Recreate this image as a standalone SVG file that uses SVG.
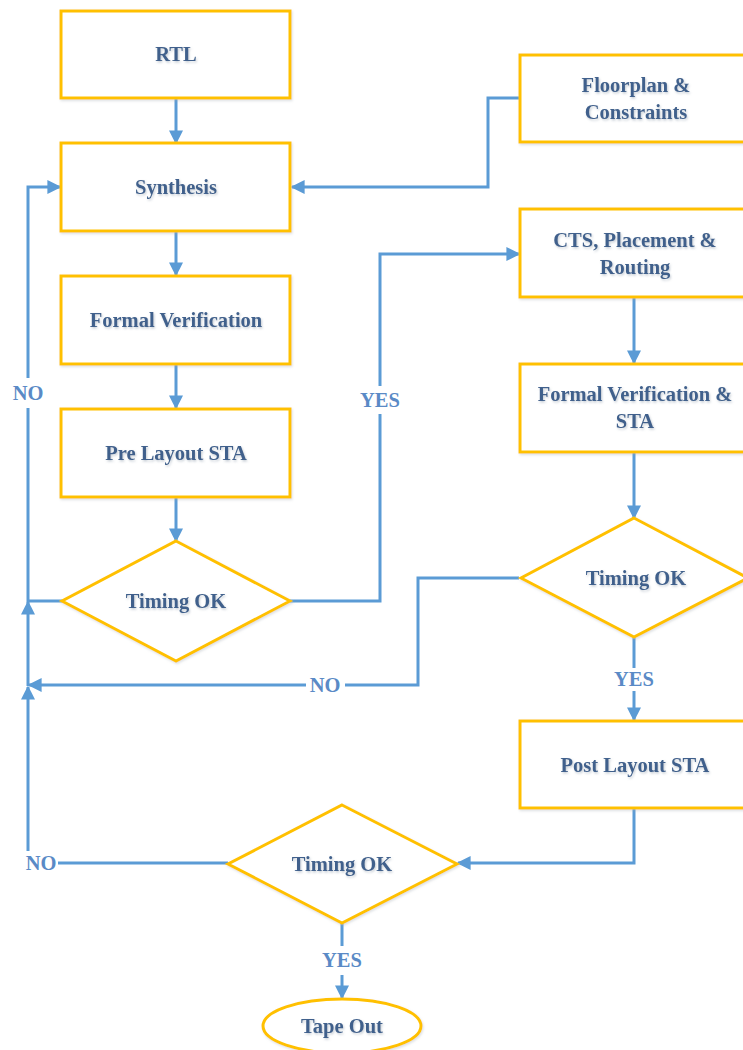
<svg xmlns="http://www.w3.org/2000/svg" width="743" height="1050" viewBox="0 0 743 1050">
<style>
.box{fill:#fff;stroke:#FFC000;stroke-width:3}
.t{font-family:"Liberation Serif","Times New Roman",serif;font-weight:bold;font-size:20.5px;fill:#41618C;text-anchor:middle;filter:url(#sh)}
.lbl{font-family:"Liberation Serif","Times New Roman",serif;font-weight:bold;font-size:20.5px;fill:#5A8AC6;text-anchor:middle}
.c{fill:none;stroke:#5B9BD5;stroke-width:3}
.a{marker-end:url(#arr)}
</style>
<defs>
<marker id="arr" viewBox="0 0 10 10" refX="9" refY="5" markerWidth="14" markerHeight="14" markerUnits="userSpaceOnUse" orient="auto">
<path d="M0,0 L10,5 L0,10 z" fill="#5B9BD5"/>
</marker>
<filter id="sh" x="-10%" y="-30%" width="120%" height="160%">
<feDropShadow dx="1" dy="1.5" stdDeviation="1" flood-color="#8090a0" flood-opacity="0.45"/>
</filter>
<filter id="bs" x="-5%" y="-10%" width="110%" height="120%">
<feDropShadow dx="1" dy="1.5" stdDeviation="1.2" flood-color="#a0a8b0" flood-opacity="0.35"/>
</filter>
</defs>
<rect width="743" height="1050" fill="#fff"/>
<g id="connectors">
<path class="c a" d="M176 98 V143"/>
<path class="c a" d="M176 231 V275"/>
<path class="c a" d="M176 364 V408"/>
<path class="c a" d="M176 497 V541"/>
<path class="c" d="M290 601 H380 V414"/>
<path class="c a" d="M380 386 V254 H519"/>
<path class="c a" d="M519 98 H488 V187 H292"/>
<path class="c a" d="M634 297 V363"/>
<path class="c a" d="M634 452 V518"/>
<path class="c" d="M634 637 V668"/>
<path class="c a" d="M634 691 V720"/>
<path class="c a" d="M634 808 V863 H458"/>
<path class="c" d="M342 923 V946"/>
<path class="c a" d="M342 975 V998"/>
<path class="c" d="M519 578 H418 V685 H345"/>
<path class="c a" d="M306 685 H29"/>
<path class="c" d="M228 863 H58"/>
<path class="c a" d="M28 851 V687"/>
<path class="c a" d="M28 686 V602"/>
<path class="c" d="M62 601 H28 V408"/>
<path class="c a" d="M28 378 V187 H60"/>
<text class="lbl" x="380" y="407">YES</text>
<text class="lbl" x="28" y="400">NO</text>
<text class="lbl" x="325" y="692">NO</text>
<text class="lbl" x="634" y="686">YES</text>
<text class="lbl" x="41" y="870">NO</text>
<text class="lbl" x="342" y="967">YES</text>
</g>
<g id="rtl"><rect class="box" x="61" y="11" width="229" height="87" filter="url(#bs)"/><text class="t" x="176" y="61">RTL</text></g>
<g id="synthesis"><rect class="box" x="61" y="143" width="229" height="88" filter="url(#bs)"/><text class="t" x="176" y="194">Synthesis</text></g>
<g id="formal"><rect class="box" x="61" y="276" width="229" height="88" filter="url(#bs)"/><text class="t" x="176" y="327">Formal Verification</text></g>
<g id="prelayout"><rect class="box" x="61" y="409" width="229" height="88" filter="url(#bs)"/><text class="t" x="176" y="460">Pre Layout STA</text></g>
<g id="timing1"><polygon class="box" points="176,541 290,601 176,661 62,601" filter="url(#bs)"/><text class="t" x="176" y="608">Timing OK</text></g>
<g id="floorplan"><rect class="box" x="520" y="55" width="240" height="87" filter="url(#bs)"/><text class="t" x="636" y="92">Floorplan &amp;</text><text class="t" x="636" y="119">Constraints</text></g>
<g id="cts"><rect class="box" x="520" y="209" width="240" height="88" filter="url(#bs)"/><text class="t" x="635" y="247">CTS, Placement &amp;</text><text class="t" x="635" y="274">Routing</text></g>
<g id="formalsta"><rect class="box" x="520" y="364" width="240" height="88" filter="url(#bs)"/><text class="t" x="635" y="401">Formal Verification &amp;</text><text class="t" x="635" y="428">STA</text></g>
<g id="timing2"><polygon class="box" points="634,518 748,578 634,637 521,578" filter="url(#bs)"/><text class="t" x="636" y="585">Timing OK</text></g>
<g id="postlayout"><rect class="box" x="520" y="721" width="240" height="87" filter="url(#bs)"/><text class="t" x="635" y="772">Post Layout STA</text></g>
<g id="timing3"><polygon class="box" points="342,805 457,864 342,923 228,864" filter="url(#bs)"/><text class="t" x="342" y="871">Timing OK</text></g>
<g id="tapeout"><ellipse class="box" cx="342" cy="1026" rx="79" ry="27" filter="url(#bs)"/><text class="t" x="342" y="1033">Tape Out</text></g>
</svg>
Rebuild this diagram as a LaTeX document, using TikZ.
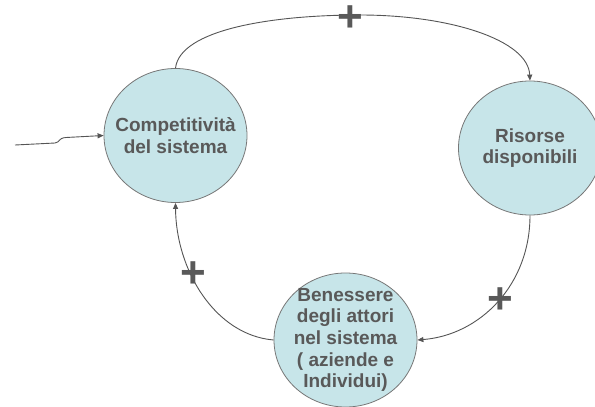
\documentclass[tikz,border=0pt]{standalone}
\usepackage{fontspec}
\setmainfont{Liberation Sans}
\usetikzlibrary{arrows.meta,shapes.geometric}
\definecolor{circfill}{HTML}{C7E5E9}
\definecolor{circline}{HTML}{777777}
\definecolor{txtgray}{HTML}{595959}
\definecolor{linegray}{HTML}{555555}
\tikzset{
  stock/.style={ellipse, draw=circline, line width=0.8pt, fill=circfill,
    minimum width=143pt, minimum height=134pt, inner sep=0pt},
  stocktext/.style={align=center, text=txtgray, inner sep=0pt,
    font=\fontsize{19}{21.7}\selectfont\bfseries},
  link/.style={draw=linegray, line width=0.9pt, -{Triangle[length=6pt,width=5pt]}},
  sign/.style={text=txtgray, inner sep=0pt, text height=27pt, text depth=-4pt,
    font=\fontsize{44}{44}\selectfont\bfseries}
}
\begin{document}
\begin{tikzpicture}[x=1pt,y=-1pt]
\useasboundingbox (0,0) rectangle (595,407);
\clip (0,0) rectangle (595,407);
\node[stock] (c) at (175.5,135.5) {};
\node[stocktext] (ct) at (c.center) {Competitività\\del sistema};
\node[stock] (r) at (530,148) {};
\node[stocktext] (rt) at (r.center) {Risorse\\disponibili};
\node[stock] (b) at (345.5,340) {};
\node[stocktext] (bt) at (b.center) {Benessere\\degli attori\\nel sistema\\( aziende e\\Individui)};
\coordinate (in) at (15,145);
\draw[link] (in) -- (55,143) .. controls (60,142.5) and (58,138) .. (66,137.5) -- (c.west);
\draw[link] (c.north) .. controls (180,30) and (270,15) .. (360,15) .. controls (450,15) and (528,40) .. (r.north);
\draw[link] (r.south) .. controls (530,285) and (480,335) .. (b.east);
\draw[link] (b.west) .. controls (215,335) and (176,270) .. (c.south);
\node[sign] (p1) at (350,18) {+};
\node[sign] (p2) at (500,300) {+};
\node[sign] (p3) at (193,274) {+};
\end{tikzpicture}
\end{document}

_ _ _ _ _ _ _

Output an exact copy of the material, with the pictures removed.

## Response below
Recreate this image as a standalone SVG file that uses SVG.
<svg xmlns="http://www.w3.org/2000/svg" width="743" height="1050" viewBox="0 0 743 1050">
<style>
.box{fill:#fff;stroke:#FFC000;stroke-width:3}
.t{font-family:"Liberation Serif","Times New Roman",serif;font-weight:bold;font-size:20.5px;fill:#41618C;text-anchor:middle;filter:url(#sh)}
.lbl{font-family:"Liberation Serif","Times New Roman",serif;font-weight:bold;font-size:20.5px;fill:#5A8AC6;text-anchor:middle}
.c{fill:none;stroke:#5B9BD5;stroke-width:3}
.a{marker-end:url(#arr)}
</style>
<defs>
<marker id="arr" viewBox="0 0 10 10" refX="9" refY="5" markerWidth="14" markerHeight="14" markerUnits="userSpaceOnUse" orient="auto">
<path d="M0,0 L10,5 L0,10 z" fill="#5B9BD5"/>
</marker>
<filter id="sh" x="-10%" y="-30%" width="120%" height="160%">
<feDropShadow dx="1" dy="1.5" stdDeviation="1" flood-color="#8090a0" flood-opacity="0.45"/>
</filter>
<filter id="bs" x="-5%" y="-10%" width="110%" height="120%">
<feDropShadow dx="1" dy="1.5" stdDeviation="1.2" flood-color="#a0a8b0" flood-opacity="0.35"/>
</filter>
</defs>
<rect width="743" height="1050" fill="#fff"/>
<g id="connectors">
<path class="c a" d="M176 98 V143"/>
<path class="c a" d="M176 231 V275"/>
<path class="c a" d="M176 364 V408"/>
<path class="c a" d="M176 497 V541"/>
<path class="c" d="M290 601 H380 V414"/>
<path class="c a" d="M380 386 V254 H519"/>
<path class="c a" d="M519 98 H488 V187 H292"/>
<path class="c a" d="M634 297 V363"/>
<path class="c a" d="M634 452 V518"/>
<path class="c" d="M634 637 V668"/>
<path class="c a" d="M634 691 V720"/>
<path class="c a" d="M634 808 V863 H458"/>
<path class="c" d="M342 923 V946"/>
<path class="c a" d="M342 975 V998"/>
<path class="c" d="M519 578 H418 V685 H345"/>
<path class="c a" d="M306 685 H29"/>
<path class="c" d="M228 863 H58"/>
<path class="c a" d="M28 851 V687"/>
<path class="c a" d="M28 686 V602"/>
<path class="c" d="M62 601 H28 V408"/>
<path class="c a" d="M28 378 V187 H60"/>
<text class="lbl" x="380" y="407">YES</text>
<text class="lbl" x="28" y="400">NO</text>
<text class="lbl" x="325" y="692">NO</text>
<text class="lbl" x="634" y="686">YES</text>
<text class="lbl" x="41" y="870">NO</text>
<text class="lbl" x="342" y="967">YES</text>
</g>
<g id="rtl"><rect class="box" x="61" y="11" width="229" height="87" filter="url(#bs)"/><text class="t" x="176" y="61">RTL</text></g>
<g id="synthesis"><rect class="box" x="61" y="143" width="229" height="88" filter="url(#bs)"/><text class="t" x="176" y="194">Synthesis</text></g>
<g id="formal"><rect class="box" x="61" y="276" width="229" height="88" filter="url(#bs)"/><text class="t" x="176" y="327">Formal Verification</text></g>
<g id="prelayout"><rect class="box" x="61" y="409" width="229" height="88" filter="url(#bs)"/><text class="t" x="176" y="460">Pre Layout STA</text></g>
<g id="timing1"><polygon class="box" points="176,541 290,601 176,661 62,601" filter="url(#bs)"/><text class="t" x="176" y="608">Timing OK</text></g>
<g id="floorplan"><rect class="box" x="520" y="55" width="240" height="87" filter="url(#bs)"/><text class="t" x="636" y="92">Floorplan &amp;</text><text class="t" x="636" y="119">Constraints</text></g>
<g id="cts"><rect class="box" x="520" y="209" width="240" height="88" filter="url(#bs)"/><text class="t" x="635" y="247">CTS, Placement &amp;</text><text class="t" x="635" y="274">Routing</text></g>
<g id="formalsta"><rect class="box" x="520" y="364" width="240" height="88" filter="url(#bs)"/><text class="t" x="635" y="401">Formal Verification &amp;</text><text class="t" x="635" y="428">STA</text></g>
<g id="timing2"><polygon class="box" points="634,518 748,578 634,637 521,578" filter="url(#bs)"/><text class="t" x="636" y="585">Timing OK</text></g>
<g id="postlayout"><rect class="box" x="520" y="721" width="240" height="87" filter="url(#bs)"/><text class="t" x="635" y="772">Post Layout STA</text></g>
<g id="timing3"><polygon class="box" points="342,805 457,864 342,923 228,864" filter="url(#bs)"/><text class="t" x="342" y="871">Timing OK</text></g>
<g id="tapeout"><ellipse class="box" cx="342" cy="1026" rx="79" ry="27" filter="url(#bs)"/><text class="t" x="342" y="1033">Tape Out</text></g>
</svg>
Rebuild this diagram as a LaTeX document, using TikZ.
\documentclass[tikz,border=0pt]{standalone}
\usepackage{fontspec}
\setmainfont{Liberation Sans}
\usetikzlibrary{arrows.meta,shapes.geometric}
\definecolor{circfill}{HTML}{C7E5E9}
\definecolor{circline}{HTML}{777777}
\definecolor{txtgray}{HTML}{595959}
\definecolor{linegray}{HTML}{555555}
\tikzset{
  stock/.style={ellipse, draw=circline, line width=0.8pt, fill=circfill,
    minimum width=143pt, minimum height=134pt, inner sep=0pt},
  stocktext/.style={align=center, text=txtgray, inner sep=0pt,
    font=\fontsize{19}{21.7}\selectfont\bfseries},
  link/.style={draw=linegray, line width=0.9pt, -{Triangle[length=6pt,width=5pt]}},
  sign/.style={text=txtgray, inner sep=0pt, text height=27pt, text depth=-4pt,
    font=\fontsize{44}{44}\selectfont\bfseries}
}
\begin{document}
\begin{tikzpicture}[x=1pt,y=-1pt]
\useasboundingbox (0,0) rectangle (595,407);
\clip (0,0) rectangle (595,407);
\node[stock] (c) at (175.5,135.5) {};
\node[stocktext] (ct) at (c.center) {Competitività\\del sistema};
\node[stock] (r) at (530,148) {};
\node[stocktext] (rt) at (r.center) {Risorse\\disponibili};
\node[stock] (b) at (345.5,340) {};
\node[stocktext] (bt) at (b.center) {Benessere\\degli attori\\nel sistema\\( aziende e\\Individui)};
\coordinate (in) at (15,145);
\draw[link] (in) -- (55,143) .. controls (60,142.5) and (58,138) .. (66,137.5) -- (c.west);
\draw[link] (c.north) .. controls (180,30) and (270,15) .. (360,15) .. controls (450,15) and (528,40) .. (r.north);
\draw[link] (r.south) .. controls (530,285) and (480,335) .. (b.east);
\draw[link] (b.west) .. controls (215,335) and (176,270) .. (c.south);
\node[sign] (p1) at (350,18) {+};
\node[sign] (p2) at (500,300) {+};
\node[sign] (p3) at (193,274) {+};
\end{tikzpicture}
\end{document}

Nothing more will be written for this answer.